Families that approach transformation as a redesign rather than a technology upgrade reach stability faster. Those who pursue better tools without revisiting structure often repeat the same problems at a higher cost.

The Long View: Why Structure Outperforms Strategy

Strategies rotate with markets. Structures carry families through cycles. What determines long-term stability is not how often plans change, but how consistently decisions can be made under pressure.

Structure asserts its advantage in quiet ways:

  • It reduces dependency on individual judgment by embedding rules into systems.
  • It shortens recovery time when people leave or leadership changes.
  • It preserves continuity through documentation and governance discipline.
  • It supports adaptation without forcing reinvention.
  • It compounds clarity in the same way capital compounds returns.

Families that invest primarily in strategy compete with time and volatility. Families that invest in structure build resilience against both. The difference rarely shows in a single year. It shows across generations.

Closing Reflection: What Will Still Work When the Family Changes?

Wealth management looks orderly when markets behave and people stay in place. The real test appears when leadership shifts, relationships evolve, and assumptions break. Tools respond to the present. Structure prepares for the unknown.

Most systems are designed around today’s friction. Few are designed around tomorrow’s people. Families that invest only in platforms inherit all the constraints those platforms impose. Families that invest in structure inherit freedom of movement.
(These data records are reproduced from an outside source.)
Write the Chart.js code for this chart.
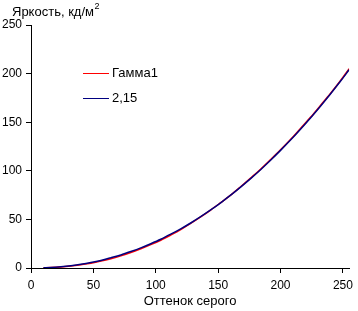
<!DOCTYPE html>
<html>
<head>
<meta charset="utf-8">
<script src="https://cdn.jsdelivr.net/npm/chart.js@4.4.1/dist/chart.umd.min.js"></script>
<style>
  html, body { margin: 0; padding: 0; background: #fff; }
  #wrap { width: 358px; height: 311px; }
</style>
</head>
<body>
<div id="wrap"><canvas id="myChart"></canvas></div>
<script>
// данные
const shades = [10, 16, 24, 32, 40, 48, 56, 64, 72, 80, 88, 96, 104, 112, 120, 128,
                136, 144, 152, 160, 168, 176, 184, 192, 200, 208, 216, 224, 232, 240, 248, 255];
const gamma1 = [0.2, 0.4, 1.0, 2.0, 3.4, 5.0, 7.1, 9.6, 12.5, 15.9, 19.8, 24.0, 28.6, 33.9, 39.5, 45.8,
                52.5, 59.6, 67.2, 75.0, 83.6, 92.5, 101.6, 111.5, 121.6, 132.2, 143.6, 155.0, 167.2, 179.5, 192.6, 205];
const ideal = [0.2, 0.5, 1.3, 2.4, 3.8, 5.6, 7.8, 10.5, 13.4, 16.9, 20.7, 25.0, 29.6, 34.8, 40.3, 46.3,
               52.8, 59.7, 67.1, 74.9, 83.2, 91.9, 101.1, 110.8, 121.0, 131.6, 142.8, 154.4, 166.5, 179.1, 192.1, 204];
const xTicks = [0, 50, 100, 150, 200, 250];
const yTicks = [0, 50, 100, 150, 200, 250];
const names = ['Гамма1', '2,15'];

Chart.defaults.font.family = '"Liberation Sans", Arial, sans-serif';
Chart.defaults.font.size = 12;
Chart.defaults.color = '#000';

const toPoints = (ys) => shades.map((x, i) => ({ x: x, y: ys[i] }));

// подпись оси Y и легенда внутри графика
const extras = {
    id: 'extras',
    afterDraw(chart) {
        const c = chart.ctx;
        const a = chart.chartArea;
        c.save();
        c.font = '13px "Liberation Sans", Arial, sans-serif';
        c.fillStyle = '#000';
        c.textBaseline = 'middle';
        c.textAlign = 'left';
        c.fillText('Яркость, кд/м', a.left - 19, 12);
        const w = c.measureText('Яркость, кд/м').width;
        c.font = '9px "Liberation Sans", Arial, sans-serif';
        c.fillText('2', a.left - 19 + w + 0.5, 7);

        c.font = '13px "Liberation Sans", Arial, sans-serif';
        chart.data.datasets.forEach((ds, i) => {
            const y = 73 + i * 25;
            c.strokeStyle = ds.borderColor;
            c.lineWidth = 1;
            c.beginPath();
            c.moveTo(83, y + 0.5);
            c.lineTo(109, y + 0.5);
            c.stroke();
            c.fillStyle = '#000';
            c.fillText(ds.label, 112, y);
        });
        c.restore();
    }
};

var ctx = document.getElementById('myChart');
var myChart = new Chart(ctx, {
    type: 'line',
    data: {
        datasets: [{
            label: names[0],
            data: toPoints(gamma1),
            borderColor: '#ff0000',
            borderWidth: 1.5,
            pointRadius: 0,
            cubicInterpolationMode: 'monotone',
            order: 1
        }, {
            label: names[1],
            data: toPoints(ideal),
            borderColor: '#000080',
            borderWidth: 1.5,
            pointRadius: 0,
            cubicInterpolationMode: 'monotone',
            order: 0
        }]
    },
    options: {
        responsive: true,
        maintainAspectRatio: false,
        animation: false,
        layout: { padding: { top: 25, right: 4, left: 0, bottom: 0 } },
        plugins: {
            legend: { display: false },
            tooltip: { enabled: false }
        },
        scales: {
            x: {
                type: 'linear',
                min: 0,
                max: 255,
                afterBuildTicks: (axis) => { axis.ticks = xTicks.map(v => ({ value: v })); },
                afterFit: (axis) => { axis.height = 43; },
                border: { display: true, color: '#000', width: 1 },
                grid: { display: true, drawOnChartArea: false, drawTicks: true, tickLength: 5, color: '#000' },
                ticks: { padding: 5, maxRotation: 0, autoSkip: false },
                title: { display: true, text: 'Оттенок серого', font: { size: 13 }, padding: { top: 0, bottom: 2 } }
            },
            y: {
                min: 0,
                max: 250,
                afterBuildTicks: (axis) => { axis.ticks = yTicks.map(v => ({ value: v })); },
                afterFit: (axis) => { axis.width = 31; },
                border: { display: true, color: '#000', width: 1 },
                grid: { display: true, drawOnChartArea: false, drawTicks: true, tickLength: 5, color: '#000' },
                ticks: { padding: 4 }
            }
        }
    },
    plugins: [extras]
});
</script>
</body>
</html>
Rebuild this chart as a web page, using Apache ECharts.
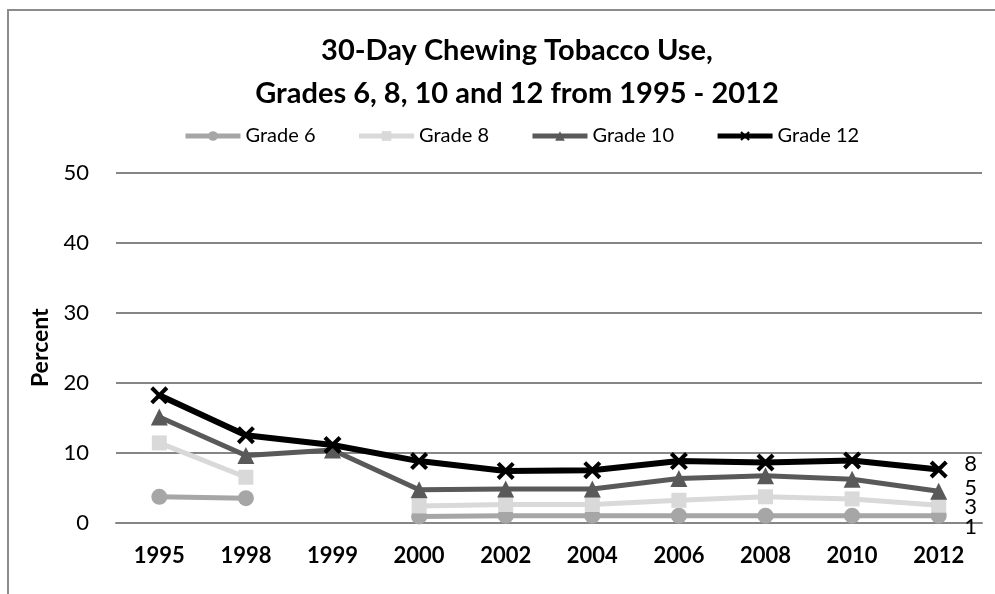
<!DOCTYPE html>
<html>
<head>
<meta charset="utf-8">
<script src="https://cdn.jsdelivr.net/npm/echarts@6/dist/echarts.min.js"></script>
<style>html,body{margin:0;padding:0;background:#fff}#c{width:995px;height:594px}</style>
</head>
<body>
<div id="c"></div>
<script>
const categories = ['1995','1998','1999','2000','2002','2004','2006','2008','2010','2012'];
const grade6  = [3.7, 3.5, null, 0.9, 1.0, 1.0, 1.0, 1.0, 1.0, 1.0];
const grade8  = [11.4, 6.5, null, 2.4, 2.6, 2.6, 3.2, 3.7, 3.4, 2.5];
const grade10 = [15.1, 9.6, 10.4, 4.7, 4.8, 4.8, 6.3, 6.7, 6.2, 4.5];
const grade12 = [18.2, 12.5, 11.1, 8.8, 7.4, 7.5, 8.8, 8.6, 8.9, 7.6];
const seriesNames = ['Grade 6', 'Grade 8', 'Grade 10', 'Grade 12'];
const yTicks = [0, 10, 20, 30, 40, 50];

const FONT = 'Lato, "Liberation Sans", sans-serif';
const crossPath = 'path://M0,1.6 L1.6,0 L5,3.4 L8.4,0 L10,1.6 L6.6,5 L10,8.4 L8.4,10 L5,6.6 L1.6,10 L0,8.4 L3.4,5 Z';

function endLabel(dy) {
  return {
    show: true,
    position: 'inside',
    offset: [32, dy],
    fontFamily: FONT,
    fontSize: 22,
    color: '#000',
    formatter: function (p) {
      return p.dataIndex === categories.length - 1 ? String(Math.round(p.value)) : '';
    }
  };
}

function mkSeries(name, data, color, width, symbol, size, dy) {
  return {
    name: name,
    type: 'line',
    data: data,
    connectNulls: false,
    lineStyle: { color: color, width: width },
    itemStyle: { color: color },
    symbol: symbol,
    symbolSize: size,
    showAllSymbol: true,
    label: endLabel(dy),
    emphasis: { disabled: true },
    animation: false
  };
}

const chart = echarts.init(document.getElementById('c'));
chart.setOption({
  animation: false,
  graphic: [{
    type: 'rect',
    shape: { x: 8, y: 10, width: 1000, height: 600 },
    style: { fill: 'none', stroke: '#8c8c8c', lineWidth: 2 },
    silent: true
  }],
  title: {
    text: '30-Day Chewing Tobacco Use,\nGrades 6, 8, 10 and 12 from 1995 - 2012',
    left: 512,
    textAlign: 'center',
    top: 24,
    textStyle: { fontFamily: FONT, fontWeight: 'bold', fontSize: 29, lineHeight: 43, color: '#000' }
  },
  legend: {
    data: seriesNames,
    left: 183,
    top: 126,
    padding: 0,
    itemWidth: 55,
    itemHeight: 12,
    itemGap: 41,
    lineStyle: { width: 5 },
    textStyle: { fontFamily: FONT, fontSize: 20, color: '#000' }
  },
  grid: { left: 116, right: 13, top: 172.7, bottom: 71.3, containLabel: false },
  xAxis: {
    type: 'category',
    data: categories,
    boundaryGap: true,
    axisLine: { show: true, lineStyle: { color: '#868686', width: 2 } },
    axisTick: { show: false },
    axisLabel: { fontFamily: FONT, fontWeight: 'bold', fontSize: 22, color: '#000', margin: 22, interval: 0 }
  },
  yAxis: {
    type: 'value',
    min: yTicks[0],
    max: yTicks[yTicks.length - 1],
    interval: 10,
    name: 'Percent',
    nameLocation: 'middle',
    nameGap: 64,
    nameRotate: 90,
    nameTextStyle: { fontFamily: FONT, fontWeight: 'bold', fontSize: 23, color: '#000' },
    axisLine: { show: false },
    axisTick: { show: false },
    splitLine: { show: true, lineStyle: { color: '#868686', width: 2 } },
    axisLabel: { fontFamily: FONT, fontSize: 22, color: '#000', margin: 27 }
  },
  series: [
    mkSeries(seriesNames[0], grade6, '#a6a6a6', 5, 'circle', 16, 11),
    mkSeries(seriesNames[1], grade8, '#d9d9d9', 5, 'rect', 15, 2),
    mkSeries(seriesNames[2], grade10, '#595959', 5, 'triangle', 17, -3),
    mkSeries(seriesNames[3], grade12, '#000000', 6, crossPath, 18, -6)
  ]
});
</script>
</body>
</html>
The lasting question is not whether returns were earned. It is whether decisions remained sound when circumstances changed. That is the quiet measure of a solution that works long after its brochure expires.

 

Disclaimer: This article is for informational purposes only and does not constitute financial, investment, tax, legal, or wealth management advice. Families should consult qualified advisors before making decisions related to their wealth structure, governance, investments, or succession planning.